Every act of life, however small, has its bearing for good or for evil.

    Faithfulness or neglect in what are apparently the smallest duties may open the door for life's richest blessings or its greatest calamities. It is little things that test the character. It is the unpretending acts of daily self-denial, performed with a cheerful, willing heart, that God smiles upon. We are not to live for self, but for others. And it is only by self-forgetfulness, by cherishing a loving, helpful spirit, that we can make our life a blessing. The little attentions, the small, simple courtesies, go far to make up the sum of life's happiness, and the neglect of these constitutes no small share of human wretchedness.

    Seeing the abuse to which strangers were exposed in Sodom, Lot made it one of his duties to guard them at their entrance, by offering them entertainment at his own house.
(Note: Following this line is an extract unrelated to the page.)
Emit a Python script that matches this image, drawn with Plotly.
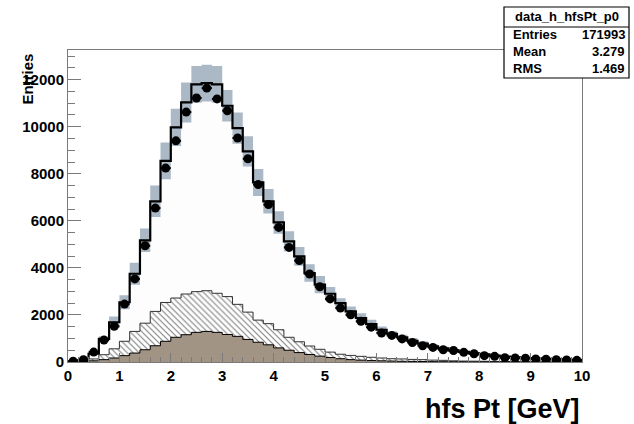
import numpy as np
import plotly.graph_objects as go

# ---------------- data (50 bins of 0.2 GeV, 0..10) ----------------
bin_width = 0.2
n_bins = 50

data_counts = [30, 100, 420, 930, 1520, 2460, 3530, 4940, 6540, 8240,
               9400, 10620, 11220, 11640, 11180, 10680, 9520, 8640, 7540, 6690,
               5720, 4870, 4310, 3740, 3200, 2680, 2290, 2010, 1730, 1480,
               1230, 1130, 980, 830, 690, 620, 520, 490, 410, 350,
               270, 240, 180, 170, 160, 130, 120, 100, 90, 70]

mc_total = [30, 80, 350, 980, 1690, 2540, 3750, 5170, 6830, 8550,
            9970, 11030, 11800, 11850, 11800, 10890, 9940, 8950, 7630, 6830,
            5930, 5130, 4490, 3780, 3290, 2900, 2500, 2150, 1870, 1610,
            1370, 1200, 1050, 900, 780, 660, 580, 490, 430, 370,
            320, 270, 230, 200, 170, 150, 130, 110, 100, 90]

mc_err = [5, 10, 40, 110, 240, 300, 470, 500, 670, 780,
          790, 850, 780, 780, 780, 670, 660, 640, 570, 520,
          480, 430, 400, 370, 370, 290, 210, 210, 200, 190,
          140, 110, 110, 120, 100, 80, 70, 60, 50, 45,
          40, 35, 30, 30, 25, 20, 20, 18, 15, 12]

# top of the hatched component (stacked on the brown one)
hatched_top = [10, 40, 130, 310, 560, 880, 1300, 1650, 2150, 2530,
               2720, 2890, 2990, 3030, 2920, 2780, 2450, 2120, 1780, 1630,
               1370, 1050, 860, 680, 540, 420, 330, 280, 240, 200,
               170, 140, 130, 110, 100, 80, 70, 50, 40, 35,
               30, 25, 20, 15, 12, 10, 10, 8, 6, 5]

brown_comp = [5, 20, 50, 100, 170, 270, 380, 520, 690, 880,
              1050, 1160, 1260, 1300, 1260, 1170, 1090, 960, 840, 730,
              600, 500, 400, 320, 250, 190, 140, 100, 80, 60,
              50, 40, 30, 25, 20, 15, 12, 10, 8, 6,
              5, 4, 3, 3, 2, 2, 1, 1, 1, 1]

stats_title = "data_h_hfsPt_p0"
stats_rows = [("Entries", "171993"), ("Mean", "3.279"), ("RMS", "1.469")]

edges = [round(i * bin_width, 2) for i in range(n_bins + 1)]
centers = [round((i + 0.5) * bin_width, 2) for i in range(n_bins)]


def step_y(vals):
    return list(vals) + [vals[-1]]


# ---------------- figure geometry ----------------
W, H = 634, 424
L, R, T, B = 68, 52, 50, 62
PW, PH = W - L - R, H - T - B


def px(xp):
    return (xp - L) / PW


def py(yp):
    return (H - B - yp) / PH


FONT = "Liberation Sans, Arial, Helvetica, sans-serif"
BROWN = "#a29484"
BAND = "#abb9c7"

fig = go.Figure()

# total MC (white fill)
fig.add_trace(go.Scatter(x=edges, y=step_y(mc_total), mode="lines",
                         line=dict(shape="hv", width=0, color="rgba(0,0,0,0)"),
                         fill="tozeroy", fillcolor="#fdfdfd", hoverinfo="skip"))

# MC uncertainty band
band_lo = [m - e for m, e in zip(mc_total, mc_err)]
band_hi = [m + e for m, e in zip(mc_total, mc_err)]
fig.add_trace(go.Scatter(x=edges, y=step_y(band_lo), mode="lines",
                         line=dict(shape="hv", width=0, color="rgba(0,0,0,0)"),
                         hoverinfo="skip"))
fig.add_trace(go.Scatter(x=edges, y=step_y(band_hi), mode="lines",
                         line=dict(shape="hv", width=0, color="rgba(0,0,0,0)"),
                         fill="tonexty", fillcolor=BAND, hoverinfo="skip"))

# MC total outline
fig.add_trace(go.Scatter(x=edges, y=step_y(mc_total), mode="lines",
                         line=dict(shape="hv", width=2.2, color="black"),
                         hoverinfo="skip"))

# hatched component
fig.add_trace(go.Scatter(x=edges, y=step_y(hatched_top), mode="lines",
                         line=dict(shape="hv", width=1, color="#333333"),
                         fill="tozeroy", fillcolor="white",
                         fillpattern=dict(shape="\\", fgcolor="black", bgcolor="white",
                                          size=4.2, solidity=0.26),
                         hoverinfo="skip"))

# brown component
fig.add_trace(go.Scatter(x=edges, y=step_y(brown_comp), mode="lines",
                         line=dict(shape="hv", width=1, color="black"),
                         fill="tozeroy", fillcolor=BROWN, hoverinfo="skip"))

# data points
fig.add_trace(go.Scatter(x=centers, y=data_counts, mode="markers",
                         marker=dict(size=9, color="black", symbol="circle"),
                         error_x=dict(type="constant", value=bin_width / 2, width=0,
                                      thickness=2, color="black"),
                         error_y=dict(type="data", array=np.sqrt(data_counts), width=0,
                                      thickness=2, color="black"),
                         hoverinfo="skip"))

fig.update_layout(
    width=W, height=H,
    margin=dict(l=L, r=R, t=T, b=B),
    paper_bgcolor="white", plot_bgcolor="white",
    showlegend=False,
    font=dict(family=FONT, color="black"),
    xaxis=dict(range=[0, 10], dtick=1, tick0=0, showgrid=False, zeroline=False,
               showline=True, mirror=True, linecolor="#7a7a7a", linewidth=1,
               ticks="inside", ticklen=9, tickcolor="#7a7a7a",
               minor=dict(ticks="inside", ticklen=5, dtick=0.2, tickcolor="#7a7a7a"),
               tickfont=dict(family=FONT, size=15, weight="bold", color="black")),
    yaxis=dict(range=[0, 13260], dtick=2000, tick0=0, tickformat="d",
               showgrid=False, zeroline=False,
               showline=True, mirror=True, linecolor="#7a7a7a", linewidth=1,
               ticks="inside", ticklen=13, tickcolor="#7a7a7a",
               minor=dict(ticks="inside", ticklen=7, dtick=500, tickcolor="#7a7a7a"),
               tickfont=dict(family=FONT, size=15, weight="bold", color="black")),
)

# axis titles
fig.add_annotation(text="Entries", xref="paper", yref="paper",
                   x=px(27), y=py(52), xanchor="center", yanchor="top",
                   textangle=-90, showarrow=False,
                   font=dict(family=FONT, size=15, weight="bold", color="black"))
fig.add_annotation(text="hfs Pt [GeV]", xref="paper", yref="paper",
                   x=px(582), y=py(409), xanchor="right", yanchor="middle",
                   showarrow=False,
                   font=dict(family=FONT, size=27, weight="bold", color="black"))

# stats box
bx0, bx1, by0, by1 = 504, 629, 7, 78
fig.add_shape(type="rect", xref="paper", yref="paper",
              x0=px(bx0), x1=px(bx1), y0=py(by1), y1=py(by0),
              line=dict(color="black", width=1.2), fillcolor="white", layer="above")
fig.add_shape(type="line", xref="paper", yref="paper",
              x0=px(bx0), x1=px(bx1), y0=py(27), y1=py(27),
              line=dict(color="black", width=1), layer="above")
fig.add_annotation(text=stats_title, xref="paper", yref="paper",
                   x=px((bx0 + bx1) / 2), y=py(17), xanchor="center", yanchor="middle",
                   showarrow=False,
                   font=dict(family=FONT, size=13, weight="bold", color="black"))
row_y = [34.5, 51.5, 68.5]
for (lab, val), yy in zip(stats_rows, row_y):
    fig.add_annotation(text=lab, xref="paper", yref="paper",
                       x=px(511), y=py(yy), xanchor="left", yanchor="middle",
                       showarrow=False,
                       font=dict(family=FONT, size=13, weight="bold", color="black"))
    fig.add_annotation(text=val, xref="paper", yref="paper",
                       x=px(627), y=py(yy), xanchor="right", yanchor="middle",
                       showarrow=False,
                       font=dict(family=FONT, size=13, weight="bold", color="black"))

fig.write_html("out.html")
He was sitting at the gate as the travelers approached, and upon observing them, he rose from his place to meet them, and bowing courteously, said, "Behold now, my lords, turn in, I pray you, into your servant's house, and tarry all night." They seemed to decline his hospitality, saying, "Nay; but we will abide in the street."

    Their object in this answer was twofold--to test the sincerity of Lot and also to appear ignorant of the character of the men of Sodom, as if they supposed it safe to remain in the street at night. Their answer made Lot the more determined not to leave them to the mercy of the rabble. He pressed his invitation until they yielded, and accompanied him to his house.